Réinventer L’amour prolonge donc la réflexion sur le patriarcat entamé il y a maintenant plusieurs décennies par le féminisme, à la différence près, que la journaliste choisit de (dé)placer le curseur sur un point qui échappe encore trop souvent à l’analyse. Le texte renverse, en effet, la perspective traditionnelle en faisant de l’amour, un concept clé dans la compréhension des rapports de pouvoirs qui se jouent dans l’hétérosexualité. Si repenser l’amour implique d’établir une réflexion autour du système culturel et médiatique qui le façonne, cela nous engage aussi, du même coup, à interroger les désirs qu’il suppose et autorise. L’essai de Mona Chollet formule, en somme, la base de ce qui devrait constituer le premier pas vers une réappropriation de soi, car déconstruire l’acception traditionnelle de l’amour ne va pas sans bousculer les certitudes sur lesquelles il repose.
De fait, l’aspect quelque peu redondant de l’essai qui tient à la réitération de concepts féministes anciens s’avère donc fortement trompeur. Car, nous l’aurons compris, pour l’autrice, le « cœur » du problème est bien situé dans la manière dont nous sommes conditionnés à envisager l’amour. Celui-ci est en outre perçu à travers le biais d’une vision idolâtre aussi dangereuse que amalgame Sans égrener des uppercuts réflexifs, l’essai constitue, néanmoins, une nouveauté dans le déplacement du regard qu’il opère.
« Notre vision de l’amour est imprégné d’une culture de mort. »
On est de fait encore un peu tous.tes des Emma Bovary en puissance, et ce, malgré la plus grande visibilité dont bénéficie aujourd’hui le féminisme dans l’espace médiatique.
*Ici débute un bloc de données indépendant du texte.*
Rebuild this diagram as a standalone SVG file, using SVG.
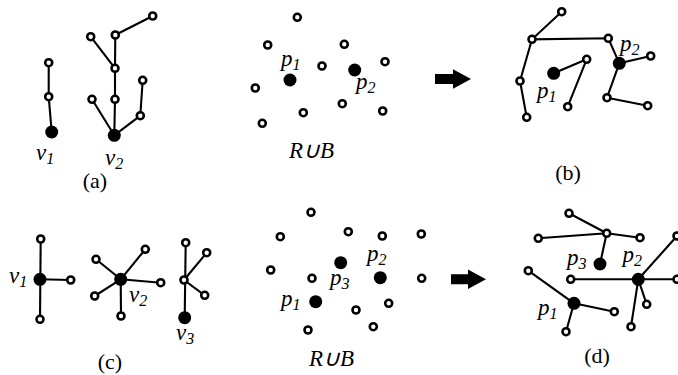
<svg xmlns="http://www.w3.org/2000/svg" width="678" height="375" viewBox="0 0 678 375">
<style>
.e{stroke:#000;stroke-width:2.1;fill:none}
.o{fill:#fff;stroke:#000;stroke-width:2.6}
.f{fill:#000}
.t{font-family:"Liberation Serif",serif;font-size:22px;fill:#000}
.i{font-family:"Liberation Serif",serif;font-size:23px;font-style:italic;fill:#000}
.s{font-size:16px}
</style>
<rect width="678" height="375" fill="#fff"/>
<g id="connectors">
<polyline class="e" points="48.7,62.7 48.7,96.7 51.7,132"/>
<polyline class="e" points="114.3,135.3 115,99.3 115,68.3 115.3,35 152.7,16"/>
<line class="e" x1="115" y1="68.3" x2="90.7" y2="36.7"/>
<line class="e" x1="114.3" y1="135.3" x2="92" y2="99.3"/>
<polyline class="e" points="114.3,135.3 140.3,115.7 142.7,80.3"/>
<polyline class="e" points="561.7,11.7 532,39.3 608.3,38.3 619.3,63.3 650.7,56"/>
<polyline class="e" points="532,39.3 520,81 526.7,117.3"/>
<polyline class="e" points="553.7,73.3 586.7,59.3 567.7,106.7"/>
<polyline class="e" points="619.3,63.3 607,97.7 647.7,105.7"/>
<line class="e" x1="40.7" y1="239" x2="40" y2="319.3"/>
<line class="e" x1="40" y1="279.3" x2="70.7" y2="280"/>
<line class="e" x1="120.7" y1="279.3" x2="96" y2="259.3"/>
<line class="e" x1="120.7" y1="279.3" x2="145.3" y2="249.3"/>
<line class="e" x1="120.7" y1="279.3" x2="160.7" y2="282.7"/>
<line class="e" x1="120.7" y1="279.3" x2="94.7" y2="296"/>
<line class="e" x1="120.7" y1="279.3" x2="121" y2="316"/>
<line class="e" x1="185.7" y1="242.7" x2="184.7" y2="317.7"/>
<line class="e" x1="184" y1="280" x2="206.7" y2="252.7"/>
<line class="e" x1="184" y1="280" x2="204.7" y2="295.3"/>
<line class="e" x1="569" y1="213.3" x2="606.7" y2="233.3"/>
<line class="e" x1="538.3" y1="238.3" x2="606.7" y2="233.3"/>
<line class="e" x1="606.7" y1="233.3" x2="640" y2="237.7"/>
<line class="e" x1="606.7" y1="233.3" x2="600" y2="264"/>
<line class="e" x1="528.3" y1="270.7" x2="574" y2="303.3"/>
<line class="e" x1="574" y1="303.3" x2="614.3" y2="311.7"/>
<line class="e" x1="574" y1="303.3" x2="566" y2="331.7"/>
<line class="e" x1="570.7" y1="279.3" x2="677" y2="279.3"/>
<line class="e" x1="638.3" y1="279.3" x2="677" y2="236"/>
<line class="e" x1="638.3" y1="279.3" x2="646.7" y2="304.3"/>
<line class="e" x1="638.3" y1="279.3" x2="631" y2="326.7"/>
<polygon class="f" points="435,74 453,74 453,69.3 471,79 453,88.7 453,84 435,84"/>
<polygon class="f" points="451,274.3 468,274.3 468,269.5 486,279.3 468,289.1 468,284.3 451,284.3"/>
</g>
<g id="a_v1"><circle class="f" cx="51.7" cy="132" r="6.5"/></g>
<g id="a_n1"><circle class="o" cx="48.7" cy="62.7" r="3.5"/></g>
<g id="a_n2"><circle class="o" cx="48.7" cy="96.7" r="3.5"/></g>
<g id="a_v2"><circle class="f" cx="114.3" cy="135.3" r="6.5"/></g>
<g id="a_n3"><circle class="o" cx="115" cy="99.3" r="3.5"/></g>
<g id="a_n4"><circle class="o" cx="115" cy="68.3" r="3.5"/></g>
<g id="a_n5"><circle class="o" cx="115.3" cy="35" r="3.5"/></g>
<g id="a_n6"><circle class="o" cx="152.7" cy="16" r="3.5"/></g>
<g id="a_n7"><circle class="o" cx="90.7" cy="36.7" r="3.5"/></g>
<g id="a_n8"><circle class="o" cx="92" cy="99.3" r="3.5"/></g>
<g id="a_n9"><circle class="o" cx="140.3" cy="115.7" r="3.5"/></g>
<g id="a_n10"><circle class="o" cx="142.7" cy="80.3" r="3.5"/></g>
<g id="m_n1"><circle class="o" cx="297.3" cy="17.3" r="3.5"/></g>
<g id="m_n2"><circle class="o" cx="267.7" cy="45" r="3.5"/></g>
<g id="m_n3"><circle class="o" cx="344.3" cy="44.3" r="3.5"/></g>
<g id="m_n4"><circle class="o" cx="322" cy="66" r="3.5"/></g>
<g id="m_p1"><circle class="f" cx="290" cy="80" r="6.5"/></g>
<g id="m_p2"><circle class="f" cx="354.7" cy="70" r="6.5"/></g>
<g id="m_n5"><circle class="o" cx="255.3" cy="88" r="3.5"/></g>
<g id="m_n6"><circle class="o" cx="342.3" cy="103.7" r="3.5"/></g>
<g id="m_n7"><circle class="o" cx="303.3" cy="112.7" r="3.5"/></g>
<g id="m_n8"><circle class="o" cx="262.3" cy="123.3" r="3.5"/></g>
<g id="m_n9"><circle class="o" cx="385" cy="61.7" r="3.5"/></g>
<g id="m_n10"><circle class="o" cx="382.7" cy="111" r="3.5"/></g>
<g id="b_n1"><circle class="o" cx="561.7" cy="11.7" r="3.5"/></g>
<g id="b_n2"><circle class="o" cx="532" cy="39.3" r="3.5"/></g>
<g id="b_n3"><circle class="o" cx="608.3" cy="38.3" r="3.5"/></g>
<g id="b_n4"><circle class="o" cx="520" cy="81" r="3.5"/></g>
<g id="b_n5"><circle class="o" cx="526.7" cy="117.3" r="3.5"/></g>
<g id="b_p1"><circle class="f" cx="553.7" cy="73.3" r="6.5"/></g>
<g id="b_n6"><circle class="o" cx="586.7" cy="59.3" r="3.5"/></g>
<g id="b_n7"><circle class="o" cx="567.7" cy="106.7" r="3.5"/></g>
<g id="b_p2"><circle class="f" cx="619.3" cy="63.3" r="6.5"/></g>
<g id="b_n8"><circle class="o" cx="650.7" cy="56" r="3.5"/></g>
<g id="b_n9"><circle class="o" cx="607" cy="97.7" r="3.5"/></g>
<g id="b_n10"><circle class="o" cx="647.7" cy="105.7" r="3.5"/></g>
<g id="c_v1"><circle class="f" cx="40" cy="279.3" r="6.5"/></g>
<g id="c_n1"><circle class="o" cx="40.7" cy="239" r="3.5"/></g>
<g id="c_n2"><circle class="o" cx="70.7" cy="280" r="3.5"/></g>
<g id="c_n3"><circle class="o" cx="40" cy="319.3" r="3.5"/></g>
<g id="c_v2"><circle class="f" cx="120.7" cy="279.3" r="6.5"/></g>
<g id="c_n4"><circle class="o" cx="96" cy="259.3" r="3.5"/></g>
<g id="c_n5"><circle class="o" cx="145.3" cy="249.3" r="3.5"/></g>
<g id="c_n6"><circle class="o" cx="160.7" cy="282.7" r="3.5"/></g>
<g id="c_n7"><circle class="o" cx="94.7" cy="296" r="3.5"/></g>
<g id="c_n8"><circle class="o" cx="121" cy="316" r="3.5"/></g>
<g id="c_n9"><circle class="o" cx="184" cy="280" r="3.5"/></g>
<g id="c_n10"><circle class="o" cx="185.7" cy="242.7" r="3.5"/></g>
<g id="c_n11"><circle class="o" cx="206.7" cy="252.7" r="3.5"/></g>
<g id="c_n12"><circle class="o" cx="204.7" cy="295.3" r="3.5"/></g>
<g id="c_v3"><circle class="f" cx="184.7" cy="317.7" r="6.5"/></g>
<g id="n_n1"><circle class="o" cx="311" cy="212.3" r="3.5"/></g>
<g id="n_n2"><circle class="o" cx="280.3" cy="236.7" r="3.5"/></g>
<g id="n_n3"><circle class="o" cx="348.3" cy="231.7" r="3.5"/></g>
<g id="n_n4"><circle class="o" cx="382.3" cy="236" r="3.5"/></g>
<g id="n_n5"><circle class="o" cx="421.3" cy="234" r="3.5"/></g>
<g id="n_n6"><circle class="o" cx="270.7" cy="270" r="3.5"/></g>
<g id="n_n7"><circle class="o" cx="312" cy="278.3" r="3.5"/></g>
<g id="n_p3"><circle class="f" cx="340.7" cy="262.7" r="6.5"/></g>
<g id="n_p2"><circle class="f" cx="380.3" cy="277.7" r="6.5"/></g>
<g id="n_n8"><circle class="o" cx="421.7" cy="278.3" r="3.5"/></g>
<g id="n_p1"><circle class="f" cx="315.7" cy="301.7" r="6.5"/></g>
<g id="n_n9"><circle class="o" cx="356" cy="310" r="3.5"/></g>
<g id="n_n10"><circle class="o" cx="388.7" cy="303.3" r="3.5"/></g>
<g id="n_n11"><circle class="o" cx="308" cy="330" r="3.5"/></g>
<g id="n_n12"><circle class="o" cx="373.3" cy="326.7" r="3.5"/></g>
<g id="d_n1"><circle class="o" cx="569" cy="213.3" r="3.5"/></g>
<g id="d_n2"><circle class="o" cx="606.7" cy="233.3" r="3.5"/></g>
<g id="d_n3"><circle class="o" cx="538.3" cy="238.3" r="3.5"/></g>
<g id="d_n4"><circle class="o" cx="640" cy="237.7" r="3.5"/></g>
<g id="d_p3"><circle class="f" cx="600" cy="264" r="6.5"/></g>
<g id="d_n5"><circle class="o" cx="528.3" cy="270.7" r="3.5"/></g>
<g id="d_n6"><circle class="o" cx="570.7" cy="279.3" r="3.5"/></g>
<g id="d_p2"><circle class="f" cx="638.3" cy="279.3" r="6.5"/></g>
<g id="d_n7"><circle class="o" cx="677" cy="279.3" r="3.5"/></g>
<g id="d_n8"><circle class="o" cx="677" cy="236" r="3.5"/></g>
<g id="d_p1"><circle class="f" cx="574" cy="303.3" r="6.5"/></g>
<g id="d_n9"><circle class="o" cx="614.3" cy="311.7" r="3.5"/></g>
<g id="d_n10"><circle class="o" cx="566" cy="331.7" r="3.5"/></g>
<g id="d_n11"><circle class="o" cx="646.7" cy="304.3" r="3.5"/></g>
<g id="d_n12"><circle class="o" cx="631" cy="326.7" r="3.5"/></g>
<g id="labels">
<text class="i" x="36" y="160">v<tspan class="s" dy="4">1</tspan></text>
<text class="i" x="105" y="165">v<tspan class="s" dy="4">2</tspan></text>
<text class="t" x="95" y="188" text-anchor="middle">(a)</text>
<text class="i" x="281" y="65.5">p<tspan class="s" dy="4">1</tspan></text>
<text class="i" x="356" y="89">p<tspan class="s" dy="4">2</tspan></text>
<text class="i" x="289" y="158">R∪B</text>
<text class="i" x="620" y="51">p<tspan class="s" dy="4">2</tspan></text>
<text class="i" x="537" y="98">p<tspan class="s" dy="4">1</tspan></text>
<text class="t" x="568" y="180" text-anchor="middle">(b)</text>
<text class="i" x="9" y="283">v<tspan class="s" dy="4">1</tspan></text>
<text class="i" x="129" y="302">v<tspan class="s" dy="4">2</tspan></text>
<text class="i" x="176" y="340">v<tspan class="s" dy="4">3</tspan></text>
<text class="t" x="110" y="369" text-anchor="middle">(c)</text>
<text class="i" x="367" y="261">p<tspan class="s" dy="4">2</tspan></text>
<text class="i" x="330" y="284.5">p<tspan class="s" dy="4">3</tspan></text>
<text class="i" x="281" y="306">p<tspan class="s" dy="4">1</tspan></text>
<text class="i" x="309" y="366">R∪B</text>
<text class="i" x="567" y="265">p<tspan class="s" dy="4">3</tspan></text>
<text class="i" x="622.5" y="262">p<tspan class="s" dy="4">2</tspan></text>
<text class="i" x="538" y="315">p<tspan class="s" dy="4">1</tspan></text>
<text class="t" x="597" y="363" text-anchor="middle">(d)</text>
</g>
</svg>
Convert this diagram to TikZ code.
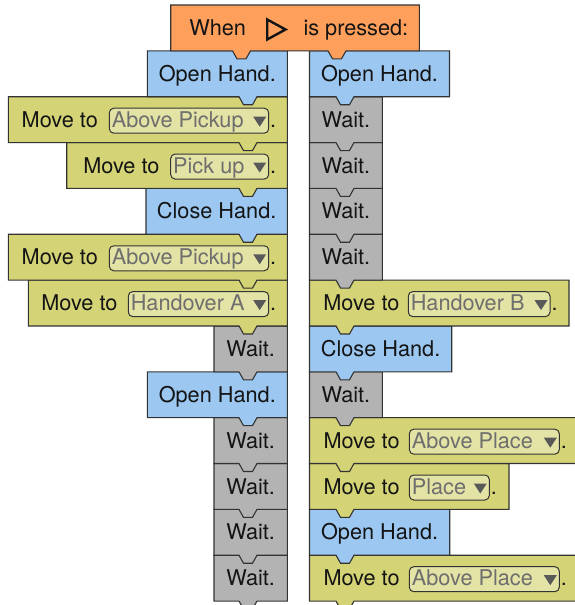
\documentclass[tikz,border=0pt]{standalone}
\usepackage{fontspec}
\setmainfont{TeX Gyre Heros}
\definecolor{orangeblk}{HTML}{FE9F5C}
\definecolor{blueblk}{HTML}{9BC7F1}
\definecolor{yellowblk}{HTML}{D4D477}
\definecolor{grayblk}{HTML}{B3B3B3}
\definecolor{ddfill}{HTML}{E3E3A6}
\definecolor{ddtext}{HTML}{6E6E6E}
\definecolor{ddarrow}{HTML}{595959}
\definecolor{edgecol}{HTML}{333333}
\tikzset{
 blockline/.style={draw=edgecol, line width=1.1pt, line join=miter},
 lbl/.style={inner sep=0pt, outer sep=0pt, font=\fontsize{21.7}{26}\selectfont, text=black!92},
 ddlbl/.style={lbl, text=ddtext},
 ddbox/.style={draw=edgecol, line width=1pt, fill=ddfill, rounded corners=4.5pt},
 ddtri/.style={fill=ddarrow, draw=none},
}
\newcommand\blkshape[5]{%
 \pgfmathsetmacro\blkT{5+45.85*#3}%
 \pgfmathsetmacro\blkB{\blkT+45.85}%
 \pgfmathsetmacro\blkD{\blkB+8}%
 \filldraw[blockline, fill=#4] (#1,\blkT) -- (#2,\blkT) -- (#2,\blkB) -- ({#5+9},\blkB) -- ({#5+4.5},\blkD) -- ({#5-4.5},\blkD) -- ({#5-9},\blkB) -- (#1,\blkB) -- cycle;
}
\newcommand\simpleblk[7]{%
 \blkshape{#3}{#4}{#2}{#5}{#6}
 \node[lbl, anchor=base] (#1) at ({(#3+#4)/2},{\blkT+30.5}) {#7};
}
\newcommand\moveblk[9]{%
 \blkshape{#3}{#4}{#2}{yellowblk}{#9}
 \node[lbl, anchor=base west] (#1) at (#5,{\blkT+30.5}) {Move to};
 \draw[ddbox] (#6,{\blkT+11.5}) rectangle (#7,{\blkT+36.5});
 \node[ddlbl, anchor=base west] (#1-dd) at ({#6+2.5},{\blkT+30.5}) {#8};
 \fill[ddtri] ({#7-15.5},{\blkT+20}) -- ({#7-2.5},{\blkT+20}) -- ({#7-9},{\blkT+30}) -- cycle;
 \node[lbl, anchor=base west] (#1-dot) at ({#7+1.5},{\blkT+30.5}) {.};
}
\begin{document}
\begin{tikzpicture}[x=1pt, y=-1pt]
\useasboundingbox (0,0) rectangle (574,605);
% left column (bottom to top)
\simpleblk{L12}{12}{214}{287.3}{grayblk}{248}{Wait.}
\simpleblk{L11}{11}{214}{287.3}{grayblk}{248}{Wait.}
\simpleblk{L10}{10}{214}{287.3}{grayblk}{248}{Wait.}
\simpleblk{L9}{9}{214}{287.3}{grayblk}{248}{Wait.}
\simpleblk{L8}{8}{147.3}{287.3}{blueblk}{248}{Open Hand.}
\simpleblk{L7}{7}{214}{287.3}{grayblk}{248}{Wait.}
\moveblk{L6}{6}{28.3}{287.3}{41.3}{128.3}{268.7}{Handover A}{248}
\moveblk{L5}{5}{8.3}{287.3}{21.7}{109.3}{268.7}{Above Pickup}{248}
\simpleblk{L4}{4}{146}{287.3}{blueblk}{248}{Close Hand.}
\moveblk{L3}{3}{66.7}{287.3}{83.3}{170.7}{268.7}{Pick up}{248}
\moveblk{L2}{2}{8.3}{287.3}{21.7}{109.3}{268.7}{Above Pickup}{248}
\simpleblk{L1}{1}{147.3}{287.3}{blueblk}{248}{Open Hand.}
% right column (bottom to top)
\moveblk{R12}{12}{309.5}{578}{323.5}{409.3}{559.3}{Above Place}{345}
\simpleblk{R11}{11}{309.5}{449.7}{blueblk}{345}{Open Hand.}
\moveblk{R10}{10}{309.5}{509}{323.5}{409.3}{489.3}{Place}{345}
\moveblk{R9}{9}{309.5}{578}{323.5}{409.3}{559.3}{Above Place}{345}
\simpleblk{R8}{8}{309.5}{382.3}{grayblk}{345}{Wait.}
\simpleblk{R7}{7}{309.5}{451.7}{blueblk}{345}{Close Hand.}
\moveblk{R6}{6}{309.5}{569}{323.3}{408.3}{550}{Handover B}{345}
\simpleblk{R5}{5}{309.5}{382.3}{grayblk}{345}{Wait.}
\simpleblk{R4}{4}{309.5}{382.3}{grayblk}{345}{Wait.}
\simpleblk{R3}{3}{309.5}{382.3}{grayblk}{345}{Wait.}
\simpleblk{R2}{2}{309.5}{382.3}{grayblk}{345}{Wait.}
\simpleblk{R1}{1}{309.5}{449.5}{blueblk}{345}{Open Hand.}
% hat block
\filldraw[blockline, fill=orangeblk] (170.7,5) -- (419.3,5) -- (419.3,50.85) -- (346,50.85) -- (341.5,58.85) -- (332.5,58.85) -- (328,50.85) -- (250.5,50.85) -- (246,58.85) -- (237,58.85) -- (232.5,50.85) -- (170.7,50.85) -- cycle;
\node[lbl, anchor=base west] (when) at (189.3,35.7) {When};
\draw[line width=2.4pt, line join=miter, draw=black!92] (267.2,19.5) -- (267.2,39.5) -- (285.5,29.5) -- cycle;
\node[lbl, anchor=base west] (pressed) at (303.5,35.7) {is pressed:};
\end{tikzpicture}
\end{document}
En dépit de la déconstruction que l’on peut revendiquer, l’amour reste un impensé difficile à jauger à la fois parce qu’il touche à l’intime, mais également en vertu du fait qu’il est censé constituer le cœur de notre existence. Réinventer L’amour parvient à démontrer, preuves à l’appui, que notre conception de l’amour reste largement imprégnée de romantisme sacrificiel tragique. Néanmoins, Mona Chollet est loin d’être une flaubertienne convaincue. Contrairement à l’écrivain, l’autrice réaffirme la nécessité de « toucher aux idoles » si l’on veut pouvoir créer de nouvelles représentations. Il convient donc de révéler l’idolâtrie de l’amour afin de sortir de la prison qu’elle impose, auquel cas, l’on finit comme Emma, empoisonné.e.s par un imaginaire qui nous enferme dans une configuration relationnelle, affective et sexuelle fondamentalement inégale.
Nous sommes ainsi sommées de nous demander jusqu’où peut aller notre prétention à la liberté, voire au féminisme, si nos désirs et nos choix amoureux restent en partie dépendants d’un schéma (hétéro)patriarcal ancien. Répondre à cette question n’est certes pas une mince affaire. Sans prétendre proposer des solutions toutes faites, l’essai laisse, au contraire, infuser chez les lecteur.trice.s de multiples questionnements politiques. Gageons que ces derniers puissent constituer, à l’avenir, un nouveau terreau réflexif qui permettrait d’entrevoir d’autres configurations affectives et sexuelles en donnant lieu à conception de l’amour dé-patriarcalisée.